The target of Hufflet’s ire, COFC, is a Shenzhen-listed subsidiary of Chinese National Fisheries Corporation (CNFC). A massive state-owned enterprise, CNFC’s operations span the globe, and it’s licensed to export to the United States, European Union, Japan and other major fish markets (pdf, p.40). Despite its size, CNFC itself makes up only about one-third of China’s deep-water fleet (the rest is non-state smaller regional and coastal Chinese companies). In addition to CNFC’s subsidiary operations, other state-owned enterprises tend to dominate China’s global tuna-fishing industry (pdf, p.92).
And those state-owned firms are the chief beneficiaries of considerable state largesse. After Japan, China is the biggest subsidizer of its fishing fleet (pdf, p.220), spending about $4.1 billion a year, by the latest calculation. Here’s how China stacks up:
Here’s why this is a problem for everyone else. There are fewer and fewer albacore tuna in the fishery in question, which covers Hawaii, American Samoa, Guam, the Northern Mariana Islands and the US Pacific Islands. In fact, the global tuna regulator deems the area “likely to be overfished” (pdf). That means it takes more labor and fuel to land each tuna. And Chinese government subsidies offset those rising costs, making it difficult for fishermen from other countries to compete.
Smaller Chinese fishermen who don’t benefit from state support are suffering as well. Rising costs of fuel and labor are pushing an estimated 80% of them out of business.
But even those that the government does prop up are struggling. COFC is a case in point. The profits from catching tuna, which made up about 38% of COFC’s 2012 revenue, are clearly falling, via ChinaScope Financial data:
And that’s with subsidies. In the first half of last year, COFC received $7.8 million from the government, allowing it to to claim $3.0 million in profits for that period. For the first half of this year, with $5.35 million in subsidies, COFC projects a net loss of $2.1 million.
This isn’t exactly new—it’s just that the company hasn’t been so transparent before. But as Tabitha Grace Mallory, an expert on China’s deep-water fleet, told the US Congress last year, the subsidies in the form of tax cuts and fuel offsets to CNFC have risen sharply since 2006, making up around half of the company’s net profit by 2008 (pdf, p.4).
Like Hufflet, Mallory concludes that “without such subsidies, it is doubtful that China‘s DWF [deep-water fishing] industry would remain profitable.” The diesel subsidy is particularly helpful here; it defrays the costs of traveling farther than competitors. This matters more and more as China’s fleet adds large industrial fishing vessels, which enjoy a big competitive advantage over small boats, explains Daniel Pauly, a scientist at the University of British Columbia.
“The fishing they do comes from the powerful engine that drags [nets] behind the boat, whereas with artisanal fishermen… the fish that they catch come from their own input,” Pauly tells Quartz. “Industrial fishing is much more profitable.
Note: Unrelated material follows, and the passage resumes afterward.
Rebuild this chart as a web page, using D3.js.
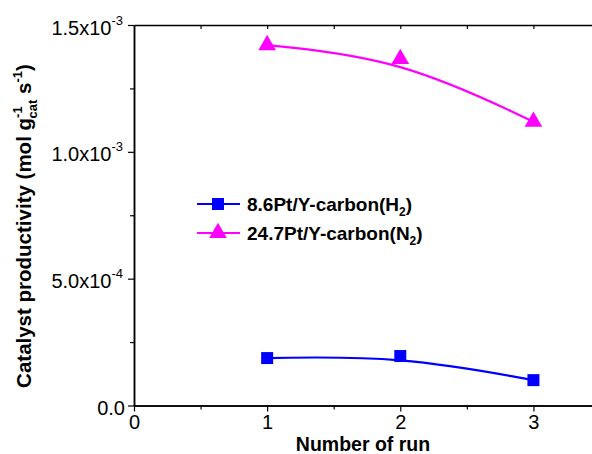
<!DOCTYPE html>
<html>
<head>
<meta charset="utf-8">
<script src="https://cdn.jsdelivr.net/npm/d3@7"></script>
<style>
  body { margin: 0; background: #fff; }
  svg { display: block; font-family: "Liberation Sans", Arial, sans-serif; }
</style>
</head>
<body>
<svg id="canvas" width="592" height="454"></svg>
<script>
// data
let runs = [1, 2, 3]
let h2Values = [1.87e-4, 1.95e-4, 1.0e-4]
let n2Values = [1.421e-3, 1.366e-3, 1.119e-3]
let xTicks = [0, 1, 2, 3]
let yTicks = [0, 5e-4, 1e-3, 1.5e-3]
let yTickLabels = [['0.0', ''], ['5.0x10', '-4'], ['1.0x10', '-3'], ['1.5x10', '-3']]
let seriesNames = ['8.6Pt/Y-carbon(H', '24.7Pt/Y-carbon(N']
let seriesSubs = ['2', '2']

let canvas = d3.select('#canvas')

let xScale = d3.scaleLinear().domain([0, 3.5]).range([134, 600])
let yScale = d3.scaleLinear().domain([0, 1.5e-3]).range([405.5, 25])

let series = [
    { values: h2Values, color: '#0000ff', symbol: d3.symbolSquare, size: 144 },
    { values: n2Values, color: '#ff00ff', symbol: d3.symbolTriangle, size: 135 }
]

// axes
let bottomAxis = d3.axisBottom(xScale).tickValues(xTicks).tickSize(6).tickSizeOuter(0).tickFormat(d3.format('d'))
let bottomMinor = d3.axisBottom(xScale).tickValues([0.5, 1.5, 2.5, 3.5]).tickSize(4).tickSizeOuter(0).tickFormat('')
let topAxis = d3.axisBottom(xScale).tickValues([0.5, 1, 1.5, 2, 2.5, 3, 3.5]).tickSize(4).tickSizeOuter(0).tickFormat('')
let leftAxis = d3.axisLeft(yScale).tickValues(yTicks).tickSize(6).tickSizeOuter(0).tickFormat('')
let leftMinor = d3.axisLeft(yScale).tickValues([2.5e-4, 7.5e-4, 1.25e-3]).tickSize(4).tickSizeOuter(0).tickFormat('')

let gx = canvas.append('g').attr('transform', 'translate(0,' + yScale(0) + ')').call(bottomAxis)
canvas.append('g').attr('transform', 'translate(0,' + yScale(0) + ')').call(bottomMinor)
canvas.append('g').attr('transform', 'translate(0,' + yScale(1.5e-3) + ')').call(topAxis)
let gy = canvas.append('g').attr('transform', 'translate(' + xScale(0) + ',0)').call(leftAxis)
canvas.append('g').attr('transform', 'translate(' + xScale(0) + ',0)').call(leftMinor)

canvas.selectAll('.domain').attr('stroke', '#000').attr('stroke-width', 1.5)
canvas.selectAll('.tick line').attr('stroke', '#000').attr('stroke-width', 1.2)

gx.selectAll('.tick text')
    .attr('font-size', 20)
    .attr('font-family', '"Liberation Sans", Arial, sans-serif')
    .attr('fill', '#000')
    .attr('y', 9)
    .attr('dy', '0.71em')

gy.selectAll('.tick').each(function (d, i) {
    let label = yTickLabels[i]
    let t = d3.select(this).append('text')
        .attr('x', label[1] ? -11 : -9)
        .attr('y', 9)
        .attr('text-anchor', 'end')
        .attr('font-size', 20)
        .attr('fill', '#000')
    t.append('tspan').text(label[0])
    if (label[1]) {
        t.append('tspan').attr('font-size', 13).attr('dy', -10).text(label[1])
    }
})

// curves
let line = d3.line()
    .x((d, i) => xScale(runs[i]))
    .y(d => yScale(d))
    .curve(d3.curveBasis)

series.forEach(s => {
    canvas.append('path')
        .attr('d', line(s.values))
        .attr('fill', 'none')
        .attr('stroke', s.color)
        .attr('stroke-width', 2.2)

    canvas.selectAll(null)
        .data(s.values)
        .enter()
        .append('path')
        .attr('d', d3.symbol().type(s.symbol).size(s.size))
        .attr('transform', (d, i) => 'translate(' + xScale(runs[i]) + ',' + yScale(d) + ')')
        .attr('fill', s.color)
})

// axis titles
canvas.append('text')
    .attr('x', 363)
    .attr('y', 451)
    .attr('text-anchor', 'middle')
    .attr('font-size', 19.5)
    .attr('font-weight', 'bold')
    .text('Number of run')

let ty = canvas.append('text')
    .attr('transform', 'translate(31,226) rotate(-90)')
    .attr('text-anchor', 'middle')
    .attr('font-size', 20.5)
    .attr('font-weight', 'bold')
ty.append('tspan').text('Catalyst productivity (mol g')
ty.append('tspan').attr('font-size', 13).attr('dy', -9).text('-1')
ty.append('tspan').attr('font-size', 13).attr('dx', -12).attr('dy', 15).text('cat')
ty.append('tspan').attr('dy', -6).text(' s')
ty.append('tspan').attr('font-size', 13).attr('dy', -9).text('-1')
ty.append('tspan').attr('dy', 9).text(')')

// legend
let legend = canvas.append('g')
series.forEach((s, i) => {
    let y = 204 + i * 29
    legend.append('line')
        .attr('x1', 197).attr('x2', 240)
        .attr('y1', y).attr('y2', y)
        .attr('stroke', s.color)
        .attr('stroke-width', 2.2)
    legend.append('path')
        .attr('d', d3.symbol().type(s.symbol).size(s.size))
        .attr('transform', 'translate(218,' + y + ')')
        .attr('fill', s.color)
    let t = legend.append('text')
        .attr('x', 247)
        .attr('y', y + 7)
        .attr('font-size', 19)
        .attr('font-weight', 'bold')
    t.append('tspan').text(seriesNames[i])
    t.append('tspan').attr('font-size', 12).attr('dy', 5).text(seriesSubs[i])
    t.append('tspan').attr('dy', -5).text(')')
})
</script>
</body>
</html>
The returns to capital are much bigger, [as are] the returns to labor.”
The explicit rationale of the Chinese Communist Party (CCP) here is expansion. China’s latest five-year plan aims to put 2,300 official vessels to sea—300 more than today—by 2015. That would up reported output to 1.7 million tons, or about $2.6 billion, a 51% increase. If the real catch increases by the same proportion that’ll be a lot, considering that China’s deep-water fleet already takes in around 10% of the global deep water catch, according to a recent paper given at the EU Parliament.
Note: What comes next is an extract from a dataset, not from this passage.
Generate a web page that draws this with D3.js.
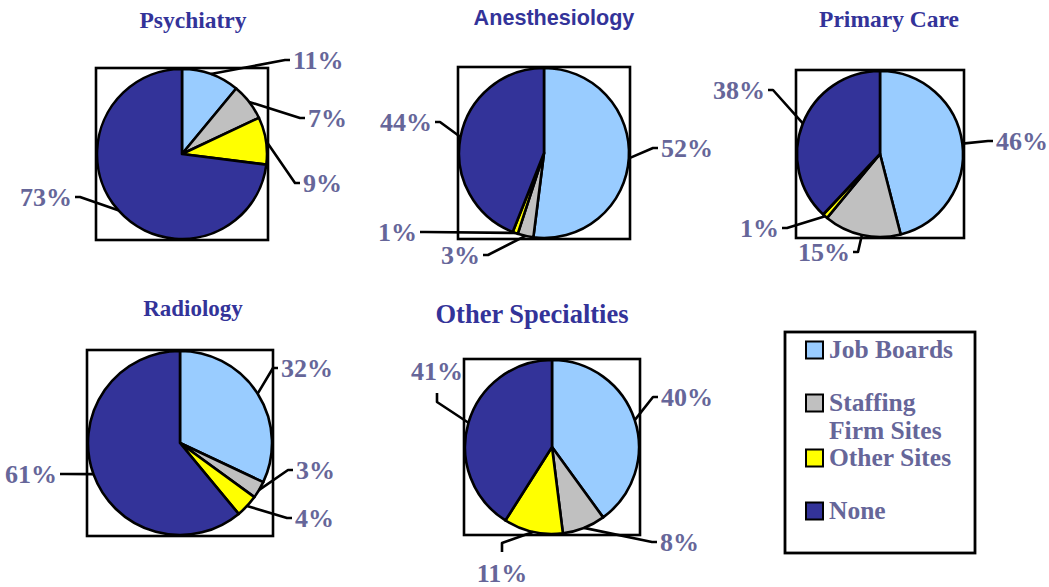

This expansion appears already to be under way. Even as China recently volunteered to slash its tuna-fishing fleet by 10%, COFC, at least, is expanding. It recently proclaimed on its website that the completion of six new vessels “further solidifies our leading position in Fiji’s tuna industry” (link in Chinese). Tax incentives to shipyards are another form of subsidy—one probably not counted in CFOC’s mid-year report—that help Chinese fishing vessels, as the Pacific Islands Forum Fisheries Agency explains in this report (pdf, p.92).
However, this strategy has been championed for a while now. The last five-year plan (2006-10) determined that China’s fleet should “grab the high seas and EEZs with both hands, and turn these two wheels in synch” (pdf, p.103), says Mallory. (“EEZs” refers to exclusive economic zones, territorial waters off the coast of a given country. Because fish tend to congregate closer to shore, fishing typically takes place in EEZs.)
Against charges that subsidies promote overfishing, the Chinese government argues that they’re the right of a “developing country” (pdf, p.15), even as its aggressive illegal fishing practices threaten the livelihoods of Indian, West African and, in the current context, the fishermen of Fiji and other Pacific Islands.
Without government support in catching fish in other countries’ EEZs, many Chinese fishing companies would go bust. Industrial development and land reclamation have left China’s coastal waters virtually uninhabitable to fish. A 2009 inspection revealed that factories were spewing 14 million tons of heavy metals into its seas, degrading the ecosystem and crippling China’s inshore fishing industry. On top of that, lax fishing policies even in home waters and the use of fish detecting devices mean Chinese fishermen long ago stripped their own coastal waters clean of fish.
“About 10 years ago when you put a bucket into the sea, you could probably catch three fish. Five years ago, you could catch maybe one or two,” one fishing-boat owner told the China Daily. “Now you barely stand a chance of catching any.”